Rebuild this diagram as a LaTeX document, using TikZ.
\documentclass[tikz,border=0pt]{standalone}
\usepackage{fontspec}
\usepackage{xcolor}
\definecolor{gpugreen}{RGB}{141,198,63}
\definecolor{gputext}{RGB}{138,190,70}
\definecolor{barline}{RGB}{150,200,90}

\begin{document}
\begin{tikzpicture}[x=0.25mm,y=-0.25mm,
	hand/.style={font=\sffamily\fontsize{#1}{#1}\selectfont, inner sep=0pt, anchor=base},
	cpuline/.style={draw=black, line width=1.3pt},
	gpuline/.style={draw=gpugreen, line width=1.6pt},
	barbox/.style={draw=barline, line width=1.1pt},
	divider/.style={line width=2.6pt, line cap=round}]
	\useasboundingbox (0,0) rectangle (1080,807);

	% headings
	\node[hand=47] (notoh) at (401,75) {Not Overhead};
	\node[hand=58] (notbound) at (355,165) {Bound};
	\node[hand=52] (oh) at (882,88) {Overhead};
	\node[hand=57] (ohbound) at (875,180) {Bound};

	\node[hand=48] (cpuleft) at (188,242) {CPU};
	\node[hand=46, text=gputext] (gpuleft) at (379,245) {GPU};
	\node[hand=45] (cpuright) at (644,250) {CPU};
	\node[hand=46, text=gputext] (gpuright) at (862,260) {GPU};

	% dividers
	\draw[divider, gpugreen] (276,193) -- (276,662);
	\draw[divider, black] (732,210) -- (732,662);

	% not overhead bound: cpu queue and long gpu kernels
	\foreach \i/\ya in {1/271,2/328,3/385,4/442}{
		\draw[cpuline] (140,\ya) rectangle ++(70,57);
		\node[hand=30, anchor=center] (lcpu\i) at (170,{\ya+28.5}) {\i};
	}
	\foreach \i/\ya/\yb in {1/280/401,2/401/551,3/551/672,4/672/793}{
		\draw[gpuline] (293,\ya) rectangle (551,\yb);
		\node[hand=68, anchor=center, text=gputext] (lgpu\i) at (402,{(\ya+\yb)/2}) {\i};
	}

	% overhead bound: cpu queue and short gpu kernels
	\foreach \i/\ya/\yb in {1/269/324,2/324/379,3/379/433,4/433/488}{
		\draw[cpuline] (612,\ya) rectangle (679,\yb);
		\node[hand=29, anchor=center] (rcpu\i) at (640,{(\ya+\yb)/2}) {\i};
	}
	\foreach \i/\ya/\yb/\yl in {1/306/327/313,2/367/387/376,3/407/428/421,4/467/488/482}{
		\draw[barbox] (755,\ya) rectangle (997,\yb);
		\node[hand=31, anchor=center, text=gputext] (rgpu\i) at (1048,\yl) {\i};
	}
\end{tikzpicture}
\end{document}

**CHALLENGE:** Exactly as written, please reproduce the lines from the first line of the data to the line containing "(ohbound) at (875,180)", inclusive, and nothing else.

**RESULT OF THE EXERCISE:**
Rebuild this diagram as a LaTeX document, using TikZ.
\documentclass[tikz,border=0pt]{standalone}
\usepackage{fontspec}
\usepackage{xcolor}
\definecolor{gpugreen}{RGB}{141,198,63}
\definecolor{gputext}{RGB}{138,190,70}
\definecolor{barline}{RGB}{150,200,90}

\begin{document}
\begin{tikzpicture}[x=0.25mm,y=-0.25mm,
	hand/.style={font=\sffamily\fontsize{#1}{#1}\selectfont, inner sep=0pt, anchor=base},
	cpuline/.style={draw=black, line width=1.3pt},
	gpuline/.style={draw=gpugreen, line width=1.6pt},
	barbox/.style={draw=barline, line width=1.1pt},
	divider/.style={line width=2.6pt, line cap=round}]
	\useasboundingbox (0,0) rectangle (1080,807);

	% headings
	\node[hand=47] (notoh) at (401,75) {Not Overhead};
	\node[hand=58] (notbound) at (355,165) {Bound};
	\node[hand=52] (oh) at (882,88) {Overhead};
	\node[hand=57] (ohbound) at (875,180) {Bound};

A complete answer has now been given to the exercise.